L’Orient comme palimpseste conceptuel

A l’ambitieuse question de savoir ce qu’est l’Orient, Henry Laurens répond dans un article introductif par l’évocation de distinctions sédimentaires qui se sont succédées sans jamais se recouvrir ni s’effacer. Il remonte à l’Antiquité, citant Hérodote, pour rappeler l’opposition entre l’Asie barbare des Perses et la civilisation grecque, perçue depuis l’est du monde antique comme distincte et cohérente. L’auteur montre dès la description de ces lointains historiques la nature paradoxale des rapports entre Occident et Orient. L’utilisation de ces deux concepts, quelles que soient les réalités qu’ils recouvrent, implique une exclusion mutuelle mais aussi le constat d’une nécessaire interpénétration.

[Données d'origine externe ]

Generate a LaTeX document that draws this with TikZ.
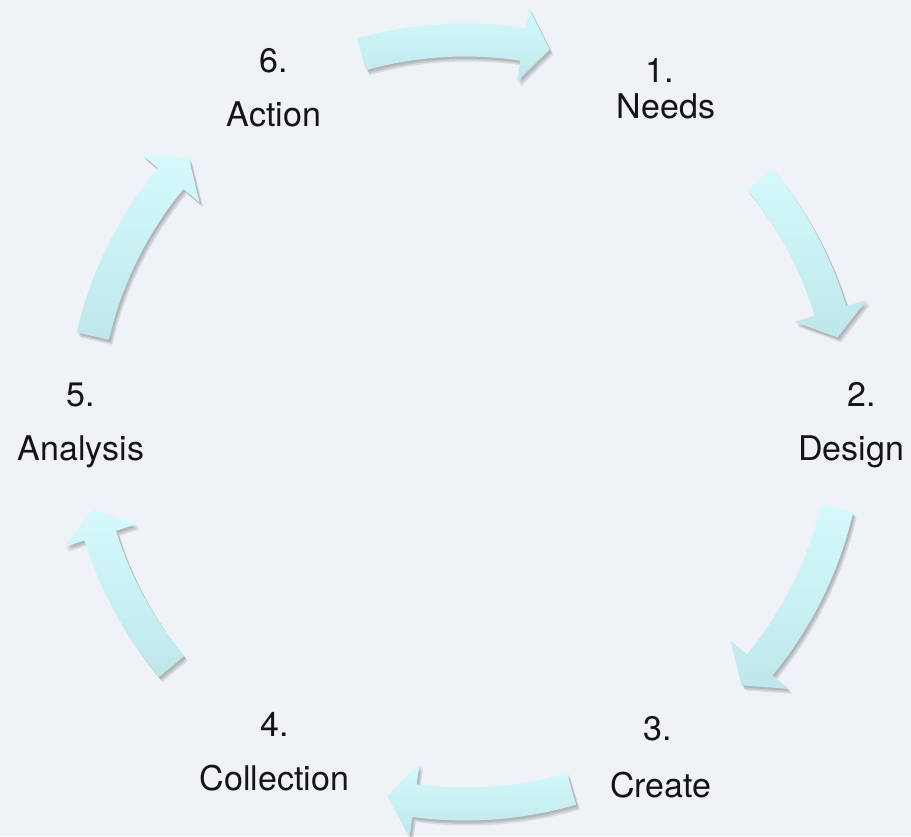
\documentclass[tikz,border=0pt]{standalone}
\usepackage{fontspec}
\setmainfont{TeX Gyre Heros}
\definecolor{bg}{HTML}{EFF2F7}
\definecolor{arrtop}{HTML}{D4FAFC}
\definecolor{arrbot}{HTML}{BFE7EB}
\definecolor{txt}{HTML}{141414}
\newcommand{\cycarrow}[3]{%
  \pgfmathsetmacro\hb{#3-sign(#3-#2)*4.1}%
  \path[#1] (#2:398.5) arc[start angle=#2,end angle=\hb,radius=398.5]
    -- (\hb:419.5) -- (#3:382) -- (\hb:344.5) -- (\hb:365.5)
    arc[start angle=\hb,end angle=#2,radius=365.5] -- cycle;}
\newcommand{\fullarrow}[2]{%
  \begin{scope}[shift={(2.5,-3.5)}]\cycarrow{shadowlayer}{#1}{#2}\end{scope}%
  \begin{scope}[shift={(3.5,-5)}]\cycarrow{shadowlayer}{#1}{#2}\end{scope}%
  \begin{scope}[shift={(1.5,-2)}]\cycarrow{shadowlayer}{#1}{#2}\end{scope}%
  \cycarrow{arrowbody}{#1}{#2}}
\tikzset{
  shadowlayer/.style={fill=black,fill opacity=0.09},
  arrowbody/.style={top color=arrtop,bottom color=arrbot},
  lbl/.style={anchor=base,text=txt,font=\fontsize{34}{40}\selectfont,inner sep=0pt}
}
\begin{document}
\begin{tikzpicture}[x=1pt,y=1pt]
\path[fill=bg] (0,0) rectangle (911,-836);
\useasboundingbox (0,0) rectangle (911,-836);
\begin{scope}[shift={(465,-422)}]
  \fullarrow{105.7}{77.2}
  \fullarrow{39.5}{12.8}
  \fullarrow{-13.1}{-43.6}
  \fullarrow{-73.8}{-101.7}
  \fullarrow{-140.2}{-166.8}
  \fullarrow{167}{136.3}
\end{scope}
\node[lbl] (n6a) at (274,-72.7) {6.};
\node[lbl] (n6b) at (274,-126) {Action};
\node[lbl] (n1a) at (660,-82) {1.};
\node[lbl] (n1b) at (666,-118) {Needs};
\node[lbl] (n2a) at (862,-406) {2.};
\node[lbl] (n2b) at (851,-460) {Design};
\node[lbl] (n3a) at (658,-740) {3.};
\node[lbl] (n3b) at (661,-797) {Create};
\node[lbl] (n4a) at (274.5,-736) {4.};
\node[lbl] (n4b) at (274.5,-790) {Collection};
\node[lbl] (n5a) at (81,-406.7) {5.};
\node[lbl] (n5b) at (81,-460) {Analysis};
\end{tikzpicture}
\end{document}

Empires d’Occident et d’Orient ont en partage l’héritage gréco-romain qui a déjà essaimé jusqu’en Asie centrale des royaumes hellénisée. De même, Jérusalem et la Terre sainte des origines du christianisme autour duquel se structure « l’idée occidentale » se trouve en Orient. Plus tard, les conflits qui opposent les Etats chrétiens à l’Islam et dont les lieux saints sont l’objet et le motif nécessitent l’étude de l’ennemi, de sa langue et de sa foi quand il ne s’agit pas simplement de commercer avec lui. Ce sont là les prodromes de l’orientalisme qui cherche dans l’Orient islamique une réserve de savoirs complémentaires à explorer pour établir la connaissance universelle recherchée par les esprits du XVIIIe siècle. La fortune de l’idée de progrès place Orient et Occident dans des temporalités différées qu’il revient à l’Europe d’accorder du fait de la mission civilisatrice qu’elle s’arroge et qui se traduit par l’expansion de son influence et de sa puissance en terres orientales. L’Occident représente alors l’avenir de l’Orient et doit le replacer dans le sens de l’histoire. Dans le même mouvement, l’Occident se nourrit d’apports reconstruits de l’Orient qui apparaît comme une source originelle, un ailleurs familier du point duquel il est nécessaire de se placer pour accéder une appréhension plus parfaite du Vrai. Dès lors, pour Henry Laurens « (…) l’orientalisation de l’Occident est la contrepartie de l’occidentalisation de l’Orient ».

Circulations

Qu’elle soit à elle seule l’objet d’un article ou qu’elle apparaisse en filigranes de problématiques plus circonscrites, la question impériale occupe une place conséquente dans les textes réunis au sein d’Histoires orientales. L’Empire apparaît en effet comme un prisme au travers duquel les relations entre Orient et Occident peuvent être considérées de manière opportune. Il y a d’abord un héritage impérial qui détermine l’histoire commune du monde chrétien et de l’Islam dans les territoires qu’ils ont progressivement recouvert. Henry Laurens évoque ainsi dans les strates les plus profondes les traces de l’essaimage hellénistique dans toutes la Méditerranée et jusque dans l’actuel Afghanistan. Des Iles britanniques aux confins de la Perse sassanide, l’empire de Rome laissera plus tard une emprunte durable, déterminant une culture politique commune à l’Orient et à l’Occident. L’Empire ottoman dont le centre de gravité s’est historiquement trouvé en Europe orientale tient davantage de Byzance que des grands empires arabes médiévaux dont les premières élites étaient d’ailleurs hellénisées. Formes politiques de la longue durée historique, s’étendant sur de vastes aires géographiques, les grands Empires de l’âge classique fournissent d’inépuisables sources de remise en cause des lectures essentialistes et identitaires des aires culturelles. L’émergence de l’impérialisme européen à l’ère moderne renouvelle cependant la nature de la question impériale. Lancées sur la trajectoire de la modernité politique et économique, la France, l’Angleterre et la Russie diffusent progressivement leurs influences respectives vers un monde musulman sur lequel elles ont pris le dessus et qu’elles ont dépassé sur la voie du progrès. Les nouveaux rapports de force qui s’établissent alors sont porteurs de nouvelles conceptions de l’autre, de nouvelles distinctions fondées sur la croyance en un processus de civilisation dont l’Europe serait porteuse. L’histoire du Canal de Suez auquel Henry Laurens consacre un article synthétise à lui seul cette phase des rapports entre l’Europe et son Orient méditerranéen.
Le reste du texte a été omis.